Goal of the exercise: Repeat exactly the lines running from the first line of the data to the line containing "import plotly.graph_objects as go", both ends included, and nothing else; drop the pictures.

Available data:
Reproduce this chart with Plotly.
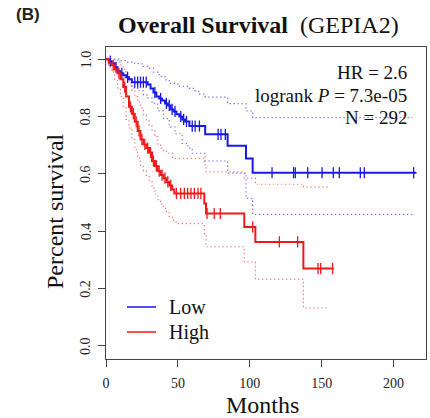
import numpy as np
import plotly.graph_objects as go

# ---------------- data ----------------
low_t = [0, 2, 4, 6, 8, 10, 12, 14, 16, 18, 29, 31, 33, 35, 37, 39, 41, 43, 45, 47,
         49, 51, 53, 55, 58, 69, 84.6, 97.4, 102, 216]
low_s = [1.0, 0.993, 0.986, 0.972, 0.958, 0.951, 0.944, 0.937, 0.93, 0.92, 0.912, 0.898,
         0.884, 0.87, 0.863, 0.856, 0.846, 0.839, 0.825, 0.818, 0.808, 0.80, 0.79, 0.783,
         0.767, 0.738, 0.698, 0.654, 0.604, 0.604]
low_cens = [3, 7, 11, 15, 20, 22, 24, 26, 28, 34, 38, 42, 44, 46, 48, 52, 54, 56, 60, 62,
            65, 78, 80, 83, 115.5, 130.5, 131.7, 140.3, 150.3, 158.1, 162.3, 176.9, 179.7, 214]
low_up_t = [0, 10, 15, 20, 25, 29, 33, 37, 41, 44, 50, 56.8, 62, 65, 69, 84.6, 97.4, 102, 213]
low_up_s = [1.0, 0.995, 0.99, 0.985, 0.975, 0.968, 0.955, 0.94, 0.928, 0.916, 0.905, 0.898,
            0.888, 0.878, 0.868, 0.845, 0.82, 0.796, 0.796]
low_lo_t = [0, 3, 6, 9, 12, 15, 18, 22, 26, 29, 32, 36, 40, 44, 48, 53, 57, 60, 69, 84.6,
            97.4, 102, 213]
low_lo_s = [1.0, 0.985, 0.965, 0.95, 0.935, 0.918, 0.9, 0.89, 0.875, 0.865, 0.846, 0.82,
            0.793, 0.764, 0.74, 0.706, 0.69, 0.672, 0.645, 0.603, 0.515, 0.459, 0.459]

high_t = [0, 2, 4, 6, 8, 10, 12, 14, 16, 18, 20, 22, 24, 26, 28, 30, 32, 34, 36, 38, 40,
          42, 44, 46, 47.5, 68.4, 69.6, 96.2, 103.9, 137.3, 158.5]
high_s = [1.0, 0.986, 0.979, 0.965, 0.951, 0.93, 0.903, 0.87, 0.834, 0.81, 0.782, 0.75,
          0.72, 0.703, 0.69, 0.675, 0.645, 0.628, 0.61, 0.596, 0.585, 0.572, 0.56, 0.546,
          0.532, 0.497, 0.462, 0.415, 0.363, 0.27, 0.27]
high_cens = [5, 9, 13, 17, 19, 21, 23, 25, 27, 29, 31, 33, 35, 37, 39, 41, 43, 45, 49, 52,
             54.5, 56.8, 59.1, 61.5, 64, 66, 70.3, 75.3, 79.5, 102, 120.6, 133.3, 147.5,
             149.3, 157.6]
high_up_t = [0, 4, 8, 10, 12, 14, 16, 18, 20, 22, 24, 26, 28, 30, 32, 34, 36, 38, 40, 42,
             46.3, 68.4, 69.6, 96.2, 103.9, 137.3, 155.4]
high_up_s = [1.0, 0.998, 0.99, 0.98, 0.965, 0.945, 0.92, 0.89, 0.87, 0.85, 0.83, 0.805,
             0.788, 0.77, 0.75, 0.73, 0.705, 0.69, 0.68, 0.672, 0.654, 0.632, 0.607, 0.585,
             0.564, 0.555, 0.555]
high_lo_t = [0, 2, 4, 6, 8, 10, 12, 14, 16, 18, 20, 22, 24, 26, 28, 30, 32, 34, 36, 38, 40,
             42, 44, 46.3, 48.7, 68.4, 69.6, 96.2, 103.9, 137.3, 155.4]
high_lo_s = [1.0, 0.97, 0.955, 0.93, 0.9, 0.87, 0.83, 0.79, 0.76, 0.72, 0.685, 0.655,
             0.63, 0.61, 0.595, 0.578, 0.55, 0.53, 0.51, 0.495, 0.48, 0.465, 0.452, 0.439,
             0.427, 0.39, 0.346, 0.293, 0.233, 0.133, 0.133]

x_ticks = [0, 50, 100, 150, 200]
y_ticks = [0.0, 0.2, 0.4, 0.6, 0.8, 1.0]
y_tick_labels = ["0.0", "0.2", "0.4", "0.6", "0.8", "1.0"]

group_names = ["Low", "High"]
stats_text = ["HR = 2.6", "logrank <i>P</i> = 7.3e-05", "N = 292"]

# ---------------- styling ----------------
BLUE = "rgb(25,25,235)"
RED = "rgb(240,25,25)"
BLUE_CI = "rgba(70,70,240,0.75)"
RED_CI = "rgba(240,70,70,0.7)"
SERIF = "Liberation Serif, Times New Roman, serif"

# layout geometry (pixels)
W, H = 430, 418
L, R, T, B = 106, 4, 47, 59
pw, ph = W - L - R, H - T - B


def px2paper_x(px):
    return (px - L) / pw


def px2paper_y(py):
    return (H - B - py) / ph


def step_value(ts, ss, t):
    idx = np.searchsorted(np.asarray(ts), t, side="right") - 1
    return np.asarray(ss)[idx]


fig = go.Figure()

groups = [
    (group_names[0], low_t, low_s, low_cens, low_up_t, low_up_s, low_lo_t, low_lo_s, BLUE, BLUE_CI),
    (group_names[1], high_t, high_s, high_cens, high_up_t, high_up_s, high_lo_t, high_lo_s, RED, RED_CI),
]

# CI lines first
for name, t, s, c, ut, us, lt, ls, col, cicol in groups:
    for xt, ys in ((ut, us), (lt, ls)):
        fig.add_trace(go.Scatter(x=xt, y=ys, mode="lines", line_shape="hv",
                                 line=dict(color=cicol, width=1.2, dash="1.3px,2.7px"),
                                 showlegend=False, hoverinfo="skip"))

for name, t, s, c, ut, us, lt, ls, col, cicol in groups:
    fig.add_trace(go.Scatter(x=t, y=s, mode="lines", line_shape="hv", name=name,
                             line=dict(color=col, width=2), showlegend=False))
    fig.add_trace(go.Scatter(x=c, y=[step_value(t, s, v) for v in c], mode="markers",
                             marker=dict(symbol="line-ns", size=8,
                                         line=dict(color=col, width=1.3)),
                             showlegend=False, hoverinfo="skip"))

axis_common = dict(showline=True, linecolor="#444", linewidth=1, mirror=True,
                   ticks="outside", ticklen=7, tickcolor="#444", tickwidth=1,
                   showgrid=False, zeroline=False,
                   tickfont=dict(family=SERIF, size=14, color="#222"))

fig.update_xaxes(range=[0, 222.6], tickvals=x_ticks, ticklabelstandoff=4, **axis_common)
fig.update_yaxes(range=[-0.0454, 1.0426], tickvals=y_ticks, showticklabels=False,
                 **axis_common)

annotations = []
shapes = []
# y tick labels (rotated, R style)
for v, lab in zip(y_ticks, y_tick_labels):
    annotations.append(dict(text=lab, xref="paper", yref="y", x=px2paper_x(86), y=v,
                            textangle=-90, xanchor="center", yanchor="middle",
                            showarrow=False, font=dict(family=SERIF, size=14, color="#222")))
# title
annotations.append(dict(text="<b>Overall Survival</b>\u00a0\u00a0(GEPIA2)", xref="paper", yref="paper",
                        x=px2paper_x(258), y=px2paper_y(25), xanchor="center", yanchor="middle",
                        showarrow=False, font=dict(family=SERIF, size=24, color="#111")))
annotations.append(dict(text="<b>(B)</b>", xref="paper", yref="paper",
                        x=px2paper_x(14), y=px2paper_y(15), xanchor="left", yanchor="middle",
                        showarrow=False, font=dict(family="Liberation Sans, Arial, sans-serif",
                                                   size=17, color="#222")))
# stats text
for i, txt in enumerate(stats_text):
    annotations.append(dict(text=txt, xref="paper", yref="paper",
                            x=px2paper_x(409), y=px2paper_y(72 + 23 * i),
                            xanchor="right", yanchor="middle", showarrow=False,
                            font=dict(family=SERIF, size=19, color="#111")))
# legend (drawn manually for exact spacing)
for i, (name, col) in enumerate(zip(group_names, [BLUE, RED])):
    yy = px2paper_y(307 + 25 * i)
    shapes.append(dict(type="line", xref="paper", yref="paper",
                       x0=px2paper_x(127), x1=px2paper_x(156), y0=yy, y1=yy,
                       line=dict(color=col, width=1.5)))
    annotations.append(dict(text=name, xref="paper", yref="paper",
                            x=px2paper_x(167), y=yy, xanchor="left", yanchor="middle",
                            showarrow=False, font=dict(family=SERIF, size=20, color="#111")))
# axis titles
annotations.append(dict(text="Months", xref="paper", yref="paper",
                        x=px2paper_x(262), y=px2paper_y(405), xanchor="center", yanchor="middle",
                        showarrow=False, font=dict(family=SERIF, size=24, color="#111")))
annotations.append(dict(text="Percent survival", xref="paper", yref="paper", textangle=-90,
                        x=px2paper_x(55), y=px2paper_y(211), xanchor="center", yanchor="middle",
                        showarrow=False, font=dict(family=SERIF, size=24, color="#111")))

fig.update_layout(
    width=W, height=H,
    margin=dict(l=L, r=R, t=T, b=B, pad=0),
    paper_bgcolor="white", plot_bgcolor="white",
    annotations=annotations, shapes=shapes,
    showlegend=False,
)

fig.write_html("out.html")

Task solution:
Reproduce this chart with Plotly.
import numpy as np
import plotly.graph_objects as go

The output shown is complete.